Capitalstars Investment Advisor
The recent volatility in the stock market, triggered by global and domestic factors, has made investors jittery. It has also highlighted the fact that the market mood can change rapidly and torpedo your critical financial goals if you are not protected adequately.

The recent correction, however, has reiterated the danger that the changing market moods can pose to your goals. This is because goals are planned on the basis of certain assumptions, and if these go wrong, the final outcome can be very different from what you were expecting. If the actual returns from the investment are far lower than the projected returns, your goal will be in jeopardy because your accumulated corpus will fall short of your requirement. For instance, if you invest Rs 10 lakh in an equity mutual fund, assuming a CAGR of 15%, you will expect Rs 40 lakh in 10 years. However, if the CAGR turns out to be just 10%, you will amass only Rs 26 lakh at the end of 10 years.

Why do you need a cushion?

Though you need to assume correct inflation and return figures while planning your goals, you have no control over the final outcome because no one can predict how the markets will perform. There is no guarantee the markets won’t tank as you are nearing your critical goals. Hence, building an adequate buffer is the best way to protect your goals from the market vagaries. By doing so, you can avoid the need to divert funds from one goal, say, retirement planning, to meet another goal, like a child’s education.

How much do you require?

The next step is to determine how big a cushion you need. “Calculate the cushion for each goal.

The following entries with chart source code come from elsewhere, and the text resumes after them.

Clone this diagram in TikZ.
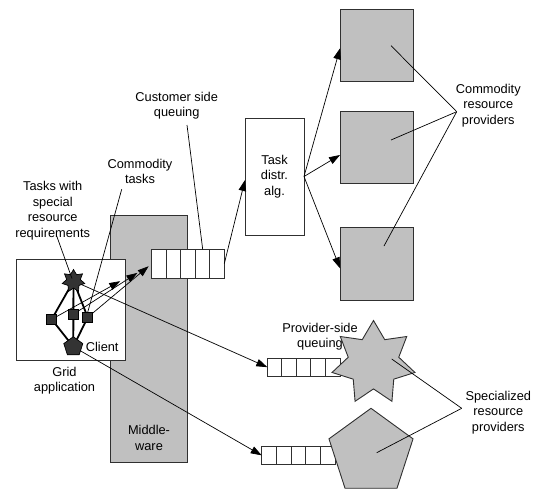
\documentclass[tikz,border=0pt]{standalone}
\usepackage{fontspec}
\setmainfont{Liberation Sans}
\usetikzlibrary{shapes.geometric,arrows.meta,calc}
\definecolor{boxgray}{HTML}{C0C0C0}
\definecolor{darkshape}{HTML}{333333}
\definecolor{edgegray}{HTML}{303030}
\tikzset{
  lbl/.style={align=center,inner sep=0pt,font=\fontsize{12.8}{15.6}\selectfont},
  graybox/.style={draw=edgegray,fill=boxgray,line width=0.9pt,inner sep=0pt,outer sep=0pt},
  whitebox/.style={draw=edgegray,fill=white,line width=0.9pt,inner sep=0pt,outer sep=0pt},
  queue/.style={whitebox},
  thinline/.style={draw=black,line width=0.7pt},
  arr/.style={thinline,-{Triangle[length=11pt,width=7.5pt]}},
  thick/.style={draw=black,line width=1.8pt},
  darkfill/.style={draw=black,fill=darkshape,line width=0.7pt,inner sep=0pt,outer sep=0pt},
}
\begin{document}
\begin{tikzpicture}[x=1pt,y=-1pt]
\useasboundingbox (0,0) rectangle (541,488);
% middleware
\node[graybox,minimum width=76.3,minimum height=246.3] (mw) at (148.85,338.85) {};
\node[lbl] (lmid) at (149,437.8) {Middle-\\ware};
% grid application box
\node[whitebox,minimum width=109.2,minimum height=101.7] (ga) at (71.1,309.85) {};
\node[lbl] (lgrid) at (64.5,380.8) {Grid\\application};
% customer queue
\node[queue,minimum width=72.6,minimum height=28.7] (cq) at (188,263.65) {};
\foreach \i in {1,...,4}
  \draw[edgegray,line width=0.9pt] ($(cq.south west)!\i/5!(cq.south east)$) -- ($(cq.north west)!\i/5!(cq.north east)$);
% task distribution
\node[whitebox,lbl,minimum width=59,minimum height=117] (tb) at (274.5,176.5) {Task\\distr.\\alg.};
% commodity providers
\node[graybox,minimum width=73.3,minimum height=72.4] (sq1) at (376.7,45.5) {};
\node[graybox,minimum width=73.3,minimum height=72.4] (sq2) at (376.7,147.2) {};
\node[graybox,minimum width=73.3,minimum height=72.4] (sq3) at (376.7,263.85) {};
% provider-side queues
\node[queue,minimum width=72.7,minimum height=17.7] (pq) at (303.65,367.15) {};
\foreach \i in {1,...,4}
  \draw[edgegray,line width=0.9pt] ($(pq.south west)!\i/5!(pq.south east)$) -- ($(pq.north west)!\i/5!(pq.north east)$);
\node[queue,minimum width=73.3,minimum height=17.3] (lq) at (298.35,455.35) {};
\foreach \i in {1,...,4}
  \draw[edgegray,line width=0.9pt] ($(lq.south west)!\i/5!(lq.south east)$) -- ($(lq.north west)!\i/5!(lq.north east)$);
% labels
\node[lbl] (lprov) at (320,336.7) {Provider-side\\queuing};
% specialized providers
\node[graybox,star,star points=7,star point ratio=1.64,minimum size=85] (bst) at (373.5,363) {};
\node[graybox,regular polygon,regular polygon sides=5,minimum size=88.4] (bpt) at (371,452.5) {};
% client elements positions
\coordinate (stc) at (73.5,281);
\coordinate (s1c) at (51.7,319.3);
\coordinate (s2c) at (73.3,314.3);
\coordinate (s3c) at (87.7,317.3);
\coordinate (ptc) at (73.3,346.7);
% arrows from client
\draw[arr,shorten >=36pt] (s1c) -- (cq.west);
\draw[arr,shorten >=17pt] (s2c) -- (cq.west);
\draw[arr,shorten >=4pt] (s3c) -- (cq.west);
\draw[arr] (stc) -- (pq.west);
\draw[arr] (ptc) -- (lq.west);
% client thick edges
\draw[thick] (stc) -- (s1c) (stc) -- (s2c) (stc) -- (s3c) (stc) -- (ptc)
  (s1c) -- (ptc) (s3c) -- (ptc);
\node[darkfill,star,star points=7,star point ratio=1.64,minimum size=23] (st) at (stc) {};
\node[darkfill,minimum size=10] (s1) at (s1c) {};
\node[darkfill,minimum size=10] (s2) at (s2c) {};
\node[darkfill,minimum size=10] (s3) at (s3c) {};
\node[darkfill,regular polygon,regular polygon sides=5,minimum size=20] (pt) at (ptc) {};
\node[lbl] (lclient) at (102.2,346.7) {Client};
% queue to task box, task box to providers
\draw[arr] (cq.east) -- ([yshift=-3.5pt]tb.west);
\draw[arr] (tb.east) -- ([yshift=-2.8pt]sq1.west);
\draw[arr] (tb.east) -- ([yshift=-7.8pt]sq2.west);
\draw[arr] (tb.east) -- ([yshift=-4.5pt]sq3.west);
% text labels with pointer lines
\node[lbl] (lcust) at (176.7,105.8) {Customer side\\queuing};
\coordinate (pcust) at (187,125);
\draw[thinline] (pcust) -- ([xshift=14.7pt]cq.north);
\node[lbl] (lctask) at (140,171.3) {Commodity\\tasks};
\coordinate (pctask) at (121.7,189.3);
\draw[thinline] (pctask) -- (s3.north);
\node[lbl] (ltasks) at (52.7,210.7) {Tasks with\\special\\resource\\requirements};
\coordinate (ptasks) at (56.7,236);
\draw[thinline] (ptasks) -- ($(st.center)+(-1.5,-2.5)$);
\node[lbl] (lcomm) at (488.3,105.5) {Commodity\\resource\\providers};
\coordinate (pcomm) at (456.7,111.7);
\draw[thinline] (pcomm) -- ($(sq1.center)+(14.3,0.2)$);
\draw[thinline] (pcomm) -- ($(sq2.center)+(14.3,-7.2)$);
\draw[thinline] (pcomm) -- ($(sq3.center)+(7.3,-17.85)$);
\node[lbl] (lspec) at (498.3,412.6) {Specialized\\resource\\providers};
\coordinate (pspec) at (461.7,408.3);
\draw[thinline] (pspec) -- ($(bst.center)+(18.2,-4)$);
\draw[thinline] (pspec) -- ($(bpt.center)+(5.7,0.2)$);
\end{tikzpicture}
\end{document}
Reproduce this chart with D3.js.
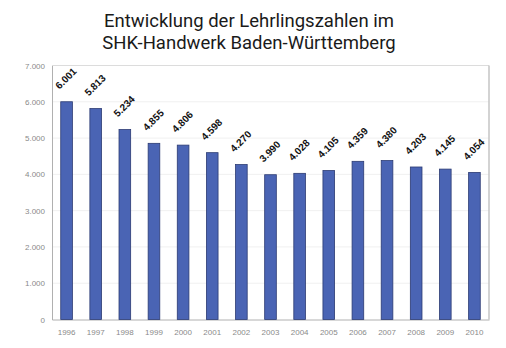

As a thumb rule, a cushion of 15-20% of the future goal value is enough,” says Amol Joshi, Founder, PlanRupee Investment Services.

How to calculate the buffer amount

There are several rules that define the manner in which you calculate the size of your cushion.
Importance of goal: The first rule is simple and based on common sense. The more critical your goal, the higher the buffer you create for it. So, crucial goals like a child’s education should have a higher cushion, while low priority goals like travel can do with a lesser amount.

Time horizon: The second rule takes into account the goal’s time horizon. “You need a small amount for a goal with a flexible deadline or where the money is needed over a longer time frame, such as retirement. You need a bigger buffer where the deadline can’t be extended, say, for the higher education of your child,” says Harsh Roongta, a Sebi-registered investment adviser.

Nature of withdrawal: How you draw down the corpus defines the third rule of cushion creation. The buffer will depend on whether you want the entire money at one go or in installments over several years. A goal like your child’s marriage means that you will need the money at one go and, hence, a higher cushion is imperative.

Asset class: The final rule is decided by the asset class you choose for investment. Most people recommend the equity route for long-duration goals because the expected returns are higher. However, volatility is also high. In other words, you need more cushion if you are trying to achieve goals through volatile asset classes like equities. “If one has the liberty to achieve one’s goals using the safer debt option, there is no need to have a big cushion,” says Melvin Joseph.